吉成農場株式会社 代表取締役 谷村和紀氏
徳島県鳴門市で育まれるブランドさつまいも「なると金時」。その歴史を250年以上受け継いできたのが吉成農場です。
2023年、同農場は新たな一歩を踏み出しました。10代目代表に就任したのは、異業種から転身した谷村氏。妻の実家である吉成農場を守りたいという想いを胸に、農業の世界へ飛び込みました。
伝統を継ぐだけでなく、農業の未来を切り拓こうと挑戦を続ける谷村氏に、事業への想いとこれからの展望を伺いました。
目次
250年の歴史と現状 ━━ 吉成農場の経営方針
━━ はじめに、現在の事業内容と特徴についてお聞かせください。
私たちは徳島県鳴門市で、さつまいも専門の農家を営んでおります。主に栽培しているのは「なると金時」と「紅はるか」の2種類です。創業は1768年で、私で10代目になります。
事業の柱は生芋の販売ですが、近年は加工品の開発にも力を入れています。特に「冷凍焼き芋」はご好評をいただいており、今後は「焼き芋ジェラート」の販売も開始する予定です。
私たちの強みは、この土地で培われた歴史そのものです。その品質は高く評価され、国内最大級の品評会「日本さつまいもサミット」では最優秀賞をいただきました。長年受け継がれてきた栽培技術と、土づくりへのこだわりの成果だと自負しています。
異業種からの挑戦 ━━ 10代目が継いだ想いと転機
━━ 経営者になられた経緯を改めてお聞かせください。
私はもともと不動産会社に勤めており、人事採用や営業戦略の立案に携わっていました。2020年に妻の実家である吉成農場の後継者が不在であることを知り、250年以上続く歴史が途絶えるのは惜しいと感じ「自分が継ごう」と決意しました。2022年に会社を退職し鳴門に移住、準備期間を経て2023年に代表に就任しました。
━━ 農業を始めて印象に残っている出来事はありますか?
やはり「日本さつまいもサミット」での最優秀賞受賞です。経営面と食味の両面から評価され、戦略と品質の両立が認められたことは大きな自信になりました。歴史に裏打ちされた品質と、私たちの未来へのビジョン。その両方が評価された瞬間でした。
家族で支える経営 ━━ 組織づくりと人材への思い
━━ 現在の組織体制について教えてください。
現在は義父、妻、そして私の3人を中心とした家族経営です。義父は生産現場を担い、妻は経理、私は経営全般を担当することで、バランスの良いチームワークを築いています。
━━ 将来的にどのような人材を迎えたいと考えていますか?
スキルよりも、私たちのビジョンに共感してくれることを重視します。将来の吉成農場を共につくるパートナーとして迎え、いずれは経営を任せられる存在に育ってほしいと考えています。そのためにも、待遇や職場環境を整え、「ここで働きたい」と思ってもらえる企業にしていきたいです。

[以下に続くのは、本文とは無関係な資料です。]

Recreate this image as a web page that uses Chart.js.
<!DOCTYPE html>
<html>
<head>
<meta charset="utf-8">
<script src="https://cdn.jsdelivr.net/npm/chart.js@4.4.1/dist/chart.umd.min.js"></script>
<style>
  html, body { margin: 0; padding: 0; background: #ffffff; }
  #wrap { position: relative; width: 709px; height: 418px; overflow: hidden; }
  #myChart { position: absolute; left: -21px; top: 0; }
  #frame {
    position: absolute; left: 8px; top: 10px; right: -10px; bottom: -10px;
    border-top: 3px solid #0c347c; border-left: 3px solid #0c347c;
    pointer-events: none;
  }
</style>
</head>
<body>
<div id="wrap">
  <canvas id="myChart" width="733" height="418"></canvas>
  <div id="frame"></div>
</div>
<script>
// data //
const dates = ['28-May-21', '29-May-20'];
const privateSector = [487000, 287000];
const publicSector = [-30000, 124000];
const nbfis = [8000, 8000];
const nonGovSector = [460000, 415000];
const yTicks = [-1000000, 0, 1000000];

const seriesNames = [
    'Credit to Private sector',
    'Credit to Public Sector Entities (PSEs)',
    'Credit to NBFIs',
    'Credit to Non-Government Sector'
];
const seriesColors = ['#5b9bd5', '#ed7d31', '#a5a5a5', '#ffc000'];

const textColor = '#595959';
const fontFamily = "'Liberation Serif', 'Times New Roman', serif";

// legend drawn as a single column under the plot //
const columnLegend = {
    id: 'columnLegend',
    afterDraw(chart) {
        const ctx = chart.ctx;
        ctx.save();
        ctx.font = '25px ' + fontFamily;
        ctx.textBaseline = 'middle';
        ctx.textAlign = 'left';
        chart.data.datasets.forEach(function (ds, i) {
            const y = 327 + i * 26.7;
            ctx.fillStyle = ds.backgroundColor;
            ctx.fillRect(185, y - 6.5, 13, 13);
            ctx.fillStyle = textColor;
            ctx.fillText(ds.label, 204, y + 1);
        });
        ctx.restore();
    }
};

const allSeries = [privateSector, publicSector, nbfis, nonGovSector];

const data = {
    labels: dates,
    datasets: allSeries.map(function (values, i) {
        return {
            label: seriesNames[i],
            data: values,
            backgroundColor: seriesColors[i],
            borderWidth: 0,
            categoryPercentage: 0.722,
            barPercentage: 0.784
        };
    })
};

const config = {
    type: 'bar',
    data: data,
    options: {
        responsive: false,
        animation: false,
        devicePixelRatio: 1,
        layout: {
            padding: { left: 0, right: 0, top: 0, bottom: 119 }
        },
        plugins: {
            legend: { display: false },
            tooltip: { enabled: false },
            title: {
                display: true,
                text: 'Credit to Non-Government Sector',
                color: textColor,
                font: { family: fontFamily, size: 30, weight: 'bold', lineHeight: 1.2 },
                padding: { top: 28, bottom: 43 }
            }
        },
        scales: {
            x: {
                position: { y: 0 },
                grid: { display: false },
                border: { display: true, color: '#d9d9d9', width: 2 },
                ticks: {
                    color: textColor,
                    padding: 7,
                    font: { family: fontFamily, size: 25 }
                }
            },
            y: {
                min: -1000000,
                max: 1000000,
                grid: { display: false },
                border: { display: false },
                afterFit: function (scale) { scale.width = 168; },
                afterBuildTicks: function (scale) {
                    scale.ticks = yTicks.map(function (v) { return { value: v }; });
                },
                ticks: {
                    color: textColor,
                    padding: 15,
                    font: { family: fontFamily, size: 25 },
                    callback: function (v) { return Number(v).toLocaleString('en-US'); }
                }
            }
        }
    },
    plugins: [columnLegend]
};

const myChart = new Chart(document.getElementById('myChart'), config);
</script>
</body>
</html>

未来を見据えた事業戦略 ━━ 直販強化とブランド価値の向上
━━ 今後の展望や3年後の目標をお聞かせください。
短期的には、加工品の充実とEC直販の強化に注力します。直販比率は数量では10%ですが、売上ベースではすでに30%を占めています。これをさらに引き上げることで収益性を高めたいです。
3年後には売上を現在の2倍に成長させることを目指しています。農地拡大ではなく、販売単価の向上によって実現する方針です。固定費を増やすのではなく、一つひとつの商品価値を高めて利益率を改善することが鍵になります。
━━ 業界の動向についてはどう捉えていますか?
資材価格の高騰や後継者不足により、なると金時の生産農家は減少傾向です。しかし、私たちにとってはむしろチャンスです。直販モデルを確立し収益を上げることで、離農された農地を引き継ぎ、地域全体を盛り上げる役割を担いたいと考えています。

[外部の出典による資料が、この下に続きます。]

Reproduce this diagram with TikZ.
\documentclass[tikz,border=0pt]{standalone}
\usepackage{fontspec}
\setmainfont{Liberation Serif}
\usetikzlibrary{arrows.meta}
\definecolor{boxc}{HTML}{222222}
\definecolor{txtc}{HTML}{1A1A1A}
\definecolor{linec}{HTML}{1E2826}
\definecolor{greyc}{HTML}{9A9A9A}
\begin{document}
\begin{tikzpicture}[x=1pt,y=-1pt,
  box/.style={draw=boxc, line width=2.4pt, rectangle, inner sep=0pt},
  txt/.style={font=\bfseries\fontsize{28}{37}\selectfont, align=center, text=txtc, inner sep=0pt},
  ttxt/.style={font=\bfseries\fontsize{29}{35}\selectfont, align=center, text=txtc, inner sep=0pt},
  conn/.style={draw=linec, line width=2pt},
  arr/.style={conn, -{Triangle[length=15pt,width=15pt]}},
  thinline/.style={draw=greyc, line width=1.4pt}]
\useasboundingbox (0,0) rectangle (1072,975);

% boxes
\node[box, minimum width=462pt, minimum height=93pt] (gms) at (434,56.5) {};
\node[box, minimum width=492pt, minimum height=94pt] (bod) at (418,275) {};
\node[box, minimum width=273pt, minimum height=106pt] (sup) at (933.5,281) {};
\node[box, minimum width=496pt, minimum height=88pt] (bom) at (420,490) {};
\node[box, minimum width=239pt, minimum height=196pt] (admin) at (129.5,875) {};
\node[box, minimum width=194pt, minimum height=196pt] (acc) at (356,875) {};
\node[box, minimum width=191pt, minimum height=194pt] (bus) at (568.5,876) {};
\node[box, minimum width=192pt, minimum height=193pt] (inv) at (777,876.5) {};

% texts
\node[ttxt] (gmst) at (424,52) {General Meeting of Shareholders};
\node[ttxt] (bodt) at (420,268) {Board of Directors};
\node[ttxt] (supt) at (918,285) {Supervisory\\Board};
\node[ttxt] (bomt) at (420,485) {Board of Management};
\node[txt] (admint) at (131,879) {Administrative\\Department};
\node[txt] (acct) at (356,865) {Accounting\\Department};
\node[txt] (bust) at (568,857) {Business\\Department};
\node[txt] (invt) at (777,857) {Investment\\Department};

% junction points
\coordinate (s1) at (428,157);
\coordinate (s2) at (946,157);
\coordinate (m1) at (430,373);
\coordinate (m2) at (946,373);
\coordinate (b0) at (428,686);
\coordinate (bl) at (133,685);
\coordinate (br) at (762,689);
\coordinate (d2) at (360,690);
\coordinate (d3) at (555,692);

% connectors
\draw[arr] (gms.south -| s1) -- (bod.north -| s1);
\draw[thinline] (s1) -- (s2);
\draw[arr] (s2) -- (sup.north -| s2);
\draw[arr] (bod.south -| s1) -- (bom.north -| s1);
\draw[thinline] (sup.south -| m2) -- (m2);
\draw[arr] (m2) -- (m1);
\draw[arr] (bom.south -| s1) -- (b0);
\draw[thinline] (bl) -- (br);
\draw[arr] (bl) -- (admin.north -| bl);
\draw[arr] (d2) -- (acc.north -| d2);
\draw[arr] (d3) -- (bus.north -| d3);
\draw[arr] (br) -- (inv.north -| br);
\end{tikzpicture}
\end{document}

経営者としての信条 ━━ 目的を見失わず挑戦を続ける姿勢
━━ 経営において大切にしている価値観を教えてください。
私は常に「目的を見失わないこと」を大切にしています。最優先は家族を守ること、その次に吉成農場を永続させることです。株式投資をリスクヘッジとして行っているのも、農業が自然災害と隣り合わせだからです。家族の生活を守る基盤があるからこそ、長期的な視点で挑戦できます。
━━ 最後に、今後の意気込みをお願いします。
250年以上続いてきた吉成農場の歴史を受け継ぐ責任は大きいですが、伝統を守るだけでは未来はありません。時代に合わせて形を変え、新しい価値を創り続けることが、真の継承だと考えています。経営やマーケティングの経験と、吉成農場が誇る最高のさつまいもを掛け合わせ、農業の新たな可能性を切り拓いていきたいです。徳島・鳴門から、世界へ挑戦してまいります。